1 commentaire pour “L’immense quiproquo entre la France et ses diasporas africaine et maghrébine

  1. Constat lucide d’un Marocain qui traduit une nostalgie d’une époque révolue, où il y avait des échanges entres les hommes , et non une massification qui nous fait perdre notre âme en écrivant . « Sous colonisation la civilisation français était splendide et en bonne santé, elle avait des choses à dire ? Aujourd’hui que va-t-elle enseigner ? » Tout est dit.
    Terrible constat de notre inconsistance actuelle. . Comment en est -on arrivé là ? Par une sécularisation à outrance, qui touche même nos églises  » France, fille ainée de l’Eglise est tu fidèle aux promesses de ton baptême » demandait Jean -Paul II , il y a plus de quarante ans, question à laquelle l’Eglise de France n’a jamais répondu.

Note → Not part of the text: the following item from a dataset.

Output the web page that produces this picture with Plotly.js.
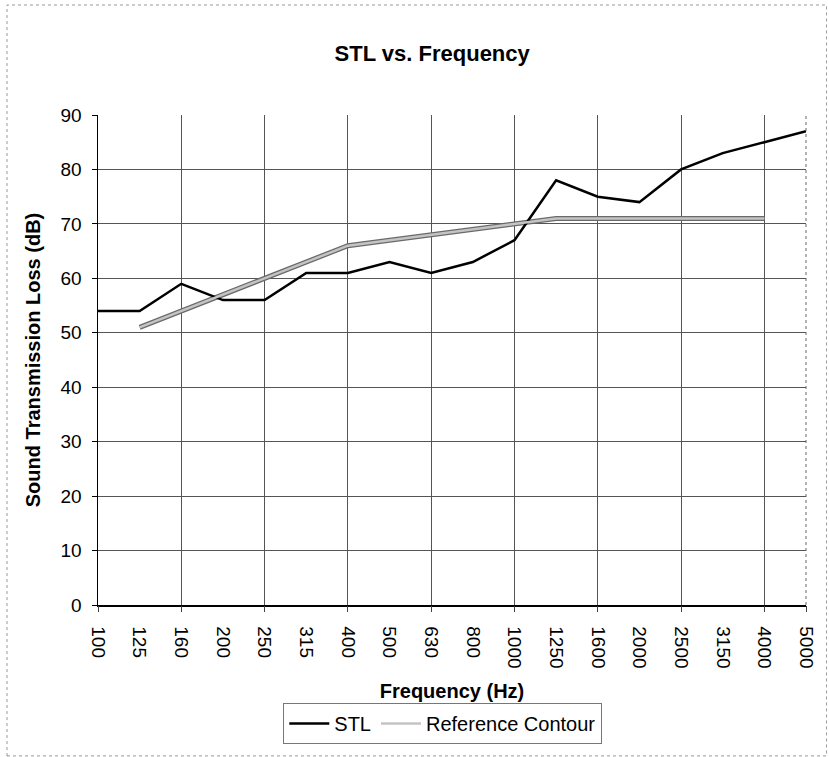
<!DOCTYPE html>
<html>
<head>
<meta charset="utf-8">
<script src="https://cdn.plot.ly/plotly-3.0.1.min.js"></script>
<style>html,body{margin:0;padding:0;background:#fff;}</style>
</head>
<body>
<div id="chart" style="width:829px;height:757px;"></div>
<script>
const frequencies = ["100","125","160","200","250","315","400","500","630","800","1000","1250","1600","2000","2500","3150","4000","5000"];
const stlValues = [54,54,59,56,56,61,61,63,61,63,67,78,75,74,80,83,85,87];
const contourFreqs = ["125","160","200","250","315","400","500","630","800","1000","1250","1600","2000","2500","3150","4000"];
const contourValues = [51,54,57,60,63,66,67,68,69,70,71,71,71,71,71,71];
const gridTickIdx = [0,2,4,6,8,10,12,14,16,17];

const font = "Liberation Sans, Arial, sans-serif";
const freqIdx = frequencies.map((f, i) => i);
const contourIdx = contourFreqs.map(f => frequencies.indexOf(f));

const traces = [
  {x: contourIdx, y: contourValues, xaxis: "x", type: "scatter", mode: "lines", name: "Reference Contour underlay",
   showlegend: false, hoverinfo: "skip", line: {color: "#6a6a6a", width: 5}},
  {x: freqIdx, y: stlValues, xaxis: "x2", type: "scatter", mode: "lines", name: "STL",
   line: {color: "#000000", width: 2.5}},
  {x: contourIdx, y: contourValues, xaxis: "x2", type: "scatter", mode: "lines", name: "Reference Contour",
   line: {color: "#c4c4c4", width: 2.5}}
];

const layout = {
  width: 829, height: 757,
  margin: {l: 98, r: 23, t: 115, b: 152},
  paper_bgcolor: "#ffffff", plot_bgcolor: "#ffffff",
  font: {family: font, color: "#000", size: 19},
  title: {text: "<b>STL vs. Frequency</b>", font: {family: font, size: 22, color: "#000"},
          xref: "paper", x: 0.472, xanchor: "center", yref: "container", y: 0.93, yanchor: "middle"},
  xaxis: {
    type: "linear", range: [0, 17], tickmode: "array", tickvals: freqIdx, ticktext: frequencies,
    showgrid: false, zeroline: false, ticks: "", tickangle: 90, ticklabelstandoff: 16,
    tickfont: {family: font, size: 19, color: "#000"}, automargin: false,
    showline: true, linecolor: "#000", linewidth: 1.5,
    title: {text: "<b>Frequency (Hz)</b>", font: {family: font, size: 20, color: "#000"}, standoff: 16}
  },
  xaxis2: {
    overlaying: "x", type: "linear", range: [0, 17], tickmode: "array", tickvals: gridTickIdx,
    showticklabels: false, showgrid: true, gridcolor: "#555", gridwidth: 1,
    ticks: "outside", ticklen: 6, tickcolor: "#444", zeroline: false, side: "bottom",
    anchor: "y", automargin: false
  },
  yaxis: {
    range: [0, 90], dtick: 10, tick0: 0, showgrid: true, gridcolor: "#555", gridwidth: 1,
    zeroline: false, ticks: "outside", ticklen: 5, tickcolor: "#000", ticklabelstandoff: 6,
    showline: true, linecolor: "#000", linewidth: 1.5, automargin: false,
    tickfont: {family: font, size: 19, color: "#000"},
    title: {text: "<b>Sound Transmission Loss (dB)</b>", font: {family: font, size: 20, color: "#000"}, standoff: 14}
  },
  legend: {
    orientation: "h", x: 0.487, xanchor: "center", y: -0.2, yanchor: "top",
    bordercolor: "#777", borderwidth: 1, bgcolor: "#fff",
    font: {family: font, size: 20, color: "#000"}, itemwidth: 40, traceorder: "normal"
  },
  shapes: [
    {type: "rect", xref: "paper", yref: "paper", x0: -0.1285, x1: 1.029, y0: -0.308, y1: 1.2245,
     line: {color: "#999", width: 1, dash: "dot"}, fillcolor: "rgba(0,0,0,0)", layer: "below"},
    {type: "line", xref: "paper", yref: "paper", x0: 1, x1: 1, y0: 0, y1: 1,
     line: {color: "#666", width: 1, dash: "dot"}}
  ],
  showlegend: true
};

Plotly.newPlot("chart", traces, layout, {displayModeBar: false, staticPlot: true});
</script>
</body>
</html>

    Il ne s’agit pas d’empiler des civilisations, ni de les figer, mais de faire naitre par leur contact réciproque. Ce dialogue d’un « Tu à un Tu « devant ce qui nous dépasse, ce qu’a su faire instinctivement Lyautey , héritier d’une longue transmission. IL ne s’agit pas donc pas de s’enrichir de nos différences, en les empilant jusqu’au choc, comme le répète en chœur certains, mais de valoriser , ce qu’ il y a à valoriser. Cela demande toujours une longue ascèse, la devise « ora et labore » n’est – elle pas sil pas cœur de la nôtre civilisation ou du moins ce qui l’a fondé ?

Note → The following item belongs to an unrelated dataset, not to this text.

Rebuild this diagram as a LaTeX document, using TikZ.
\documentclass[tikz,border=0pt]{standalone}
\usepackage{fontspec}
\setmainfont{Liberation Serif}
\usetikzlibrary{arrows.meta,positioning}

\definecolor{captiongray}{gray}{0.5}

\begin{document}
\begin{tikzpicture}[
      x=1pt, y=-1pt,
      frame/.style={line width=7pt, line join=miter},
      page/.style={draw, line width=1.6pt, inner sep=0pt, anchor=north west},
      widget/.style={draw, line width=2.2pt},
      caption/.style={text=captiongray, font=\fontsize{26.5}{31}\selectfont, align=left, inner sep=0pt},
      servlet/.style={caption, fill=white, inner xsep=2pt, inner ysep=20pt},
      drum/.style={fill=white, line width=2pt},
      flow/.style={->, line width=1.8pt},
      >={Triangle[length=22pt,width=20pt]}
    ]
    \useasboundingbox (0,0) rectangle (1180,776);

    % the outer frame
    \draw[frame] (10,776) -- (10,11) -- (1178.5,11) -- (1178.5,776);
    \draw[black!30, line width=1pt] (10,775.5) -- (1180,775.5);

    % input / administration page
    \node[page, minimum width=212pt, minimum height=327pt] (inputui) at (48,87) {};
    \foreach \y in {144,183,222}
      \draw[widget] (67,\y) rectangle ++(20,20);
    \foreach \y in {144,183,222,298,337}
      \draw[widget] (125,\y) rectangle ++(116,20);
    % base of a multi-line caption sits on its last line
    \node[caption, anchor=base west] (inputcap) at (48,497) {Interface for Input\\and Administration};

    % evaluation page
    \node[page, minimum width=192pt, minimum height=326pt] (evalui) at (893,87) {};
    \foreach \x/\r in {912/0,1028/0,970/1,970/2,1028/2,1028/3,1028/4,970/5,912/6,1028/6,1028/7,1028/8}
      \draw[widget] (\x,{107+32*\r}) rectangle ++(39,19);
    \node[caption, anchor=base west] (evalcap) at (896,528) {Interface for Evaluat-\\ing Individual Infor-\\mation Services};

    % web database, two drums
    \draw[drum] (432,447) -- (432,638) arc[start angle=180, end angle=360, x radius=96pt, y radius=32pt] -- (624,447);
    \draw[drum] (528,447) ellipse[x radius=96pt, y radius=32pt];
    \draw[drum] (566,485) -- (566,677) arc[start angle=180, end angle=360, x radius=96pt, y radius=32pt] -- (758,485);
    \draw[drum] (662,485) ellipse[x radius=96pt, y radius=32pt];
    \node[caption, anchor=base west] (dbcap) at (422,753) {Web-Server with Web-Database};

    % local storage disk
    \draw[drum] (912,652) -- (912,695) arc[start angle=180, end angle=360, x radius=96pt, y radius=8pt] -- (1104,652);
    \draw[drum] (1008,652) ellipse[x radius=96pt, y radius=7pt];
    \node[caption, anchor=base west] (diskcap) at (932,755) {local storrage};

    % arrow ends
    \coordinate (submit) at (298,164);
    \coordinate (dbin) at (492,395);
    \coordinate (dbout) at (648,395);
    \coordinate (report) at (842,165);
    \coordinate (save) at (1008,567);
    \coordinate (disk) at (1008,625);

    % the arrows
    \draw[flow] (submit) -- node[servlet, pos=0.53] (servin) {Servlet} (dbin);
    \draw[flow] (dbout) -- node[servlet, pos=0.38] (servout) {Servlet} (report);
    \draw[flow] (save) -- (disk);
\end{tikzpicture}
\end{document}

    Avec son intuition très africaine, Driss Ghali voit bien que notre logiciel individualiste de consommation tourne à vide pour nous, plus grave il déboussole ceux que nous prétendons accueillir, en les privant de leurs repères .
    Une simple remarque le nord il dit n’est pas que . matérialiste, il est aussi (en France par exemple ) « métaphysique. » le pays de Jeanne d’Arc de Thérèse, du Père de Foucauld . de tous nos Saints , reste aussi une source mystique à retrouver.